The bit about jamming a semi-auto pistol by pushing back the slide is true. I know. I checked with a cop friend.
Heller says the call on his cell phone, which interrupted the meeting, was from a telemarketer. Have you ever gotten a call from a telemarketer on your cell phone? I haven't, nor anyone I know. That's because telemarketers call numbers that are listed in phone directories. Cell phones are not listed.
If Sanitori was late with his payment to the mob, be it a loan or extortion, they wouldn't whack him. It's bad business. He can't pay up if he's dead. Instead they would make him sign over his restaurant and work off the loan. Of course they keep raising the interest so he's trapped forever. Ref: Sopranos, et al.
All in all I thought this script was hastily written and sloppy.
Well, I have to thank you for the comment. It made me relize that I forgot the first rule of writing, 'write about what you know.' But, I have to tell you that telemarketers do call cell phones, I've ahd it happen a couple of times.
Telemarketers may occasionally call cell phones, but only if the cell number were used in some way that the telemarketers can get ahold of it, such as credit card application or contact number for a magazine subscription. Basically, it has to be given to someone first.

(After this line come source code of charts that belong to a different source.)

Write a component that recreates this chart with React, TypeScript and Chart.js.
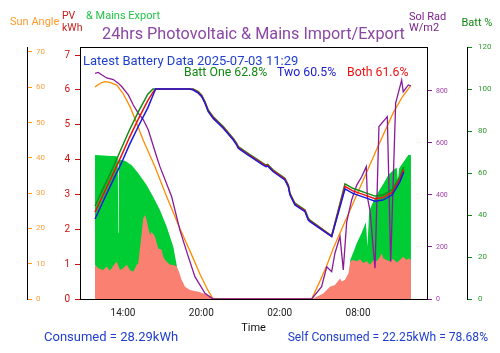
import React, { useEffect, useRef } from 'react';
import { Chart, registerables } from 'chart.js';

Chart.register(...registerables);
Chart.defaults.font.family = 'Roboto';

// ---------- data ----------
const xTicks = [14, 20, 26, 32];
const sunTicks = [0, 10, 20, 30, 40, 50, 60, 70];
const pvTicks = [0, 1, 2, 3, 4, 5, 6, 7];
const radTicks = [0, 200, 400, 600, 800];
const battTicks = [0, 20, 40, 60, 80, 100, 120];

const battTime = [11.86, 12.5, 13.2, 13.9, 14.5, 15.2, 15.9, 16.3, 16.5, 16.7, 19.1, 19.38, 19.77, 20.03, 20.28, 20.53, 20.91, 21.68, 22.45, 22.71, 22.83, 23.47, 24.74, 24.95, 25.08, 25.26, 25.51, 26.4, 26.66, 26.79, 27.17, 27.94, 28.19, 28.32, 29.98, 31.0, 31.6, 32.7, 33.3, 33.9, 34.6, 35.2, 35.5];
const battTwo = [38.1, 46.8, 56.0, 65.0, 73.5, 82.5, 91.0, 97.0, 100, 100, 100, 99.5, 98.0, 96.3, 93.2, 89.2, 86.0, 81.3, 75.7, 73.3, 71.8, 69.0, 63.8, 63.0, 63.3, 62.2, 60.6, 56.7, 53.5, 49.5, 44.8, 41.6, 37.6, 36.8, 29.7, 52.4, 50.3, 47.9, 46.6, 47.1, 49.5, 55.8, 60.5];
const battBoth = [41.4, 49.8, 59.0, 68.5, 77.0, 86.0, 94.5, 98.5, 100, 100, 100, 99.8, 98.4, 96.7, 93.6, 89.6, 86.4, 81.7, 76.1, 73.7, 72.2, 69.4, 64.2, 63.4, 63.7, 62.6, 61.0, 57.1, 53.9, 49.9, 45.2, 42.0, 38.0, 37.2, 29.9, 53.6, 51.5, 49.1, 47.8, 48.3, 50.7, 57.0, 61.6];
const battOne = [44.3, 52.8, 62.0, 72.0, 80.5, 89.5, 97.5, 100, 100, 100, 100, 100, 98.8, 97.1, 94.0, 90.0, 86.8, 82.1, 76.5, 74.1, 72.6, 69.8, 64.6, 63.8, 64.1, 63.0, 61.4, 57.5, 54.3, 50.3, 45.6, 42.4, 38.4, 37.6, 30.1, 54.8, 52.7, 50.3, 49.0, 49.5, 51.9, 58.2, 62.8];

const sunTime = [11.86, 12.3, 12.62, 13.0, 13.52, 14.0, 14.54, 15.0, 15.55, 16.45, 17.35, 18.36, 19.26, 19.9, 20.5, 20.91, 28.45, 29.1, 29.6, 30.1, 30.87, 32.15, 33.43, 34.7, 35.4, 36.05];
const sunAngle = [60.1, 61.2, 61.6, 61.4, 60.6, 58.3, 54.5, 50.3, 45.0, 37.5, 29.0, 20.0, 12.5, 7.0, 2.5, 0, 0, 5.2, 9.4, 14.3, 20.8, 31.6, 42.4, 52.8, 57.3, 60.5];

const radTime = [11.86, 12.11, 12.37, 12.75, 13.26, 13.64, 13.9, 14.41, 14.79, 15.17, 15.55, 15.94, 16.58, 16.83, 17.73, 18.36, 19.0, 19.51, 20.28, 20.89, 28.45, 29.21, 29.6, 29.98, 30.23, 30.62, 30.87, 31.13, 31.51, 31.9, 32.28, 32.63, 32.71, 32.91, 33.3, 33.6, 34.24, 34.5, 34.88, 35.34, 35.46, 35.85, 36.05];
const solRad = [868, 871, 862, 850, 844, 830, 817, 785, 746, 715, 690, 650, 547, 509, 393, 265, 163, 86, 22, 0, 0, 47, 124, 105, 176, 240, 112, 296, 381, 438, 470, 509, 393, 342, 118, 663, 701, 143, 753, 842, 797, 823, 819];

const pvTime = [11.86, 12.11, 12.49, 12.75, 13.0, 13.39, 13.52, 13.77, 14.02, 14.28, 14.54, 14.79, 15.05, 15.17, 15.43, 15.55, 15.68, 15.81, 15.94, 16.07, 16.2, 16.45, 16.7, 16.96, 17.09, 17.22, 17.6, 17.85, 18.11, 18.29, 18.49, 18.75, 19.13, 19.77, 20.28, 20.79, 21.04, 28.5, 29.34, 29.85, 30.23, 30.62, 30.75, 31.0, 31.27, 31.4, 31.65, 31.9, 32.15, 32.4, 32.66, 32.91, 33.17, 33.43, 33.68, 33.81, 33.93, 34.19, 34.44, 34.7, 34.96, 35.21, 35.46, 35.72, 35.85, 36.05];
const pvKwh = [0.98, 0.88, 0.83, 0.93, 0.81, 1.02, 1.07, 0.83, 0.88, 0.98, 0.83, 0.78, 0.98, 1.02, 1.88, 2.31, 2.41, 2.27, 2.03, 1.84, 1.93, 1.79, 1.45, 1.41, 1.21, 1.12, 0.98, 0.98, 0.93, 0.78, 0.55, 0.35, 0.26, 0.21, 0.14, 0.07, 0, 0, 0.16, 0.35, 0.40, 0.59, 0.50, 0.55, 0.74, 1.08, 1.12, 1.08, 1.15, 1.03, 1.08, 0.98, 1.12, 1.08, 1.21, 1.31, 1.17, 1.12, 1.08, 1.15, 1.05, 1.12, 1.21, 1.12, 1.17, 1.12];

const exportTime = [11.86, 12.5, 13.0, 13.39, 13.6, 13.64, 13.68, 13.77, 14.15, 14.67, 15.17, 15.81, 16.32, 16.83, 17.35, 17.85, 18.11, 18.5, 31.27, 31.4, 31.65, 31.9, 32.28, 32.6, 32.72, 32.85, 33.05, 33.43, 33.93, 34.31, 34.7, 34.96, 35.05, 35.15, 35.59, 35.85, 36.05];
const mainsExport = [4.13, 4.12, 4.10, 4.10, 4.08, 1.9, 4.06, 3.99, 3.97, 3.84, 3.61, 3.27, 2.93, 2.55, 2.07, 1.50, 0.98, 0, 0, 1.12, 1.35, 1.6, 1.9, 2.2, 1.5, 2.5, 2.7, 3.0, 3.3, 3.55, 3.7, 3.77, 3.4, 3.75, 3.99, 4.13, 4.13];

const titleText = '24hrs Photovoltaic & Mains Import/Export';
const latestText = 'Latest Battery Data 2025-07-03 11:29';
const battOneText = 'Batt One 62.8%';
const battTwoText = 'Two 60.5%';
const battBothText = 'Both 61.6%';
const consumedText = 'Consumed = 28.29kWh';
const selfText = 'Self Consumed = 22.25kWh = 78.68%';

// ---------- helpers ----------
const pts = (t: number[], v: number[]) => t.map((x, i) => ({ x, y: v[i] }));
const hh = (v: number) => `${String(((v % 24) + 24) % 24).padStart(2, '0')}:00`;
const fixTicks = (list: number[]) => (s: any) => { s.ticks = list.map((v) => ({ value: v })); };

const textPlugin = {
  id: 'texts',
  afterDraw(chart: any) {
    const { ctx, chartArea: a, scales } = chart;
    ctx.save();
    ctx.strokeStyle = '#000';
    ctx.lineWidth = 1;
    ctx.beginPath();
    ctx.moveTo(a.left, Math.round(a.top) + 0.5);
    ctx.lineTo(a.right, Math.round(a.top) + 0.5);
    ctx.stroke();
    const t = (s: string, x: number, y: number, color: string, size: number, align: CanvasTextAlign = 'left') => {
      ctx.font = `${size}px Roboto`;
      ctx.fillStyle = color;
      ctx.textAlign = align;
      ctx.textBaseline = 'alphabetic';
      ctx.fillText(s, x, y);
    };
    t(titleText, (a.left + a.right) / 2, 39, '#8a47a3', 16.2, 'center');
    t('Sun Angle', scales.sun.left + 10, 25, '#ff9a2e', 11);
    t('PV', scales.pv.left + 35, 18.5, '#c81e1e', 10.5);
    t('kWh', scales.pv.left + 35, 30.5, '#c81e1e', 10.5);
    t('& Mains Export', a.left + 6, 18.5, '#22c447', 11);
    t('Sol Rad', scales.rad.left - 18, 20, '#7d1f8c', 11);
    t('W/m2', scales.rad.left - 18, 30.5, '#7d1f8c', 11);
    t('Batt %', scales.batt.left - 5.5, 25.5, '#118811', 11);
    t(latestText, a.left + 3, 65, '#1f3fcc', 13);
    t(battOneText, 184, 76, '#118811', 12.3);
    t(battTwoText, 277, 76, '#1a1acc', 12.3);
    t(battBothText, 347, 76, '#ee1111', 12.3);
    t(consumedText, 44, 341, '#1f3fcc', 13);
    t(selfText, 488, 341, '#1f3fcc', 12.1, 'right');
    ctx.restore();
  },
};

const line = (label: string, data: any[], color: string, axis: string, order: number, width = 1.5) => ({
  label, data, yAxisID: axis, order,
  borderColor: color, backgroundColor: color, borderWidth: width,
  pointRadius: 0, tension: 0, fill: false,
});

const area = (label: string, data: any[], color: string, order: number) => ({
  label, data, yAxisID: 'pv', order,
  borderColor: color, backgroundColor: color, borderWidth: 0,
  pointRadius: 0, tension: 0, fill: 'origin',
});

const yAxis = (position: string, weight: number, max: number, width: number, list: number[], color: string, labelColor: string, size: number, padding: number, extra: any = {}) => ({
  type: 'linear', position, weight, min: 0, max,
  afterFit: (s: any) => { s.width = width; },
  afterBuildTicks: fixTicks(list),
  grid: { display: true, drawOnChartArea: false, drawTicks: true, tickLength: extra.tickLength ?? 5, color },
  border: { display: true, color: '#000' },
  ticks: { padding, color: labelColor, font: { size }, mirror: !!extra.mirror, autoSkip: false },
});

export default function App() {
  const ref = useRef<HTMLCanvasElement>(null);
  useEffect(() => {
    const chart = new Chart(ref.current as HTMLCanvasElement, {
      type: 'line',
      data: {
        datasets: [
          line('Batt Two', pts(battTime, battTwo), '#1a1add', 'batt', 1),
          line('Batt Both', pts(battTime, battBoth), '#ee1111', 'batt', 2),
          line('Batt One', pts(battTime, battOne), '#168a16', 'batt', 3),
          line('Sol Rad', pts(radTime, solRad), '#8a1a9a', 'rad', 4, 1.3),
          line('Sun Angle', pts(sunTime, sunAngle), '#ff8c00', 'sun', 5, 1.3),
          area('PV', pts(pvTime, pvKwh), '#fa8072', 6),
          area('Mains Export', pts(exportTime, mainsExport), '#00cc33', 7),
        ] as any,
      },
      options: {
        responsive: false,
        animation: false,
        layout: { padding: { top: 47, left: 0, right: 0, bottom: 0 } },
        plugins: { legend: { display: false }, title: { display: false }, tooltip: { enabled: false } },
        scales: {
          x: {
            type: 'linear', position: 'bottom', min: 10.71, max: 37.28,
            afterBuildTicks: fixTicks(xTicks),
            afterFit: (s: any) => { s.height = 54; },
            grid: { display: false, drawTicks: false },
            border: { display: true, color: '#000', width: 1 },
            ticks: { padding: 8, color: '#222', font: { size: 10 }, callback: (v: any) => hh(Number(v)), maxRotation: 0, autoSkip: false },
            title: { display: true, text: 'Time', color: '#111', font: { size: 11 }, padding: { top: 0, bottom: 18 } },
          },
          sun: yAxis('left', 1, 71.4, 27, sunTicks, '#ff9900', '#ffa040', 8, 9, { mirror: true, tickLength: -5 }),
          pv: yAxis('left', 0, 7.23, 53, pvTicks, '#cc1111', '#cc1111', 10, 5),
          rad: yAxis('right', 0, 969, 40, radTicks, '#8a1a9a', '#a040a8', 7, 4),
          batt: yAxis('right', 1, 120, 33, battTicks, '#118811', '#2f9a2f', 8, 6),
        } as any,
      },
      plugins: [textPlugin as any],
    });
    return () => chart.destroy();
  }, []);
  return (
    <div style={{ position: 'absolute', left: 0, top: 0, width: 500, height: 353, background: '#fff' }}>
      <canvas ref={ref} width={500} height={353} style={{ display: 'block', width: 500, height: 353 }} />
    </div>
  );
}
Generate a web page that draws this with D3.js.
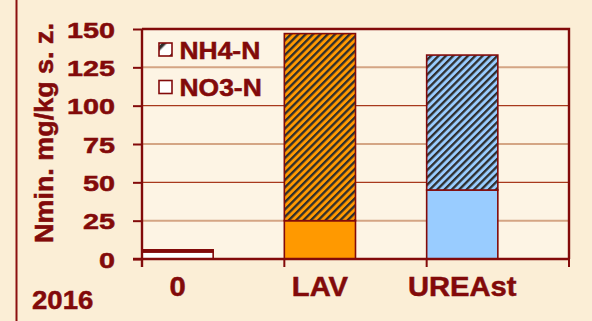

Also, it is still illegal for a telemarketers to call cell phone numbers since they can't call any number in which the recipient of the call can be charged for the call. Therefore, the quickest way to end a telemarketer call on a cell phone is to say "You called my cell phone." That'll kill it pretty quickly.
I noticed that you used this as a device to get someone out the room. Might as well make it an important call that would last a few pages rather than one that would be resolved almost before Heller walks out the door.
This telemarketer bit is an example of what I meant by "hastily written".
I'm guessing you wanted the call to interrupt the meeting and get Heller out of the scene then realized he was gone for a long time so you added the bathroom explanation. That's a simple fix but not very imaginative.
Let's ignore the fact that a guy like Heller's boss wouldn't tolerate his underlings leaving his meeting for a personal call. So, who might call a hitman unexpectedly? Bookie? Hot tip at the track? One of his woman having thouble with an ex? Lots of possibilities better that telemarketer.
I think he would look at the caller's number but not answer. Turn the phone off out of respect for, or fear of, the boss. He can lie about who called and contact him later.
Like I said, just a small example. But they all add up.